More important than the visuals, though, are the performances. Martin Short finds real sympathy as Jack, even when he goes full screwball. Short can be grating in other films, but I think he’s palatable here because his overacting seems appropriate for the extreme situations he’s put in. He’s also grounded by Tuck, a charming rogue who’s been forced into near-powerlessness. Quaid spends most of the movie scrunched in a blinky, buttony computer console, yet he manages to project great energy. The two actors share nearly no screen time, but they somehow play off each other, with powerful and funny results. Innerspace pulls off many great feats, but making us care about its leads, in the midst of its insane plot, is by far its greatest one.

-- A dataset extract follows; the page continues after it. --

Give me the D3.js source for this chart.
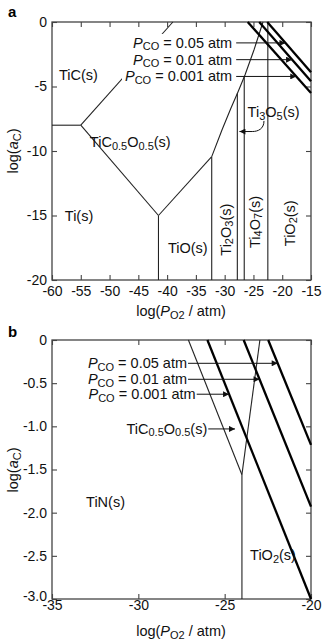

There are so many crazy little details and characters that make Innerspace memorable that it’d do no good to try and list them all. The movie is a mural of silliness, painted corner-to-corner with colorful characters and wacky moments. A lot of it is corny, but a lot of it is inspired, and there’s an innocence to its tone and aesthetic that’s missing from comedies today. The more I watch it, the more I lament that we may never see a movie quite like it again.
If Innerspace were to be animated, it’d have to be done by Madhouse, the Japanese studio that brought us the glorious Stink Bomb. That cartoon was another tale of science gone wrong, and it also featured a bit of a dope at its center, so the parallels are there. While I doubt that even their greatest wizards could channel Dante’s sly directing style, I’m sure they could add a voltage to the film that would turn it into something special.
It’d sure be tough to replace that face-changing scene, though. I think animating that part would only make it look worse!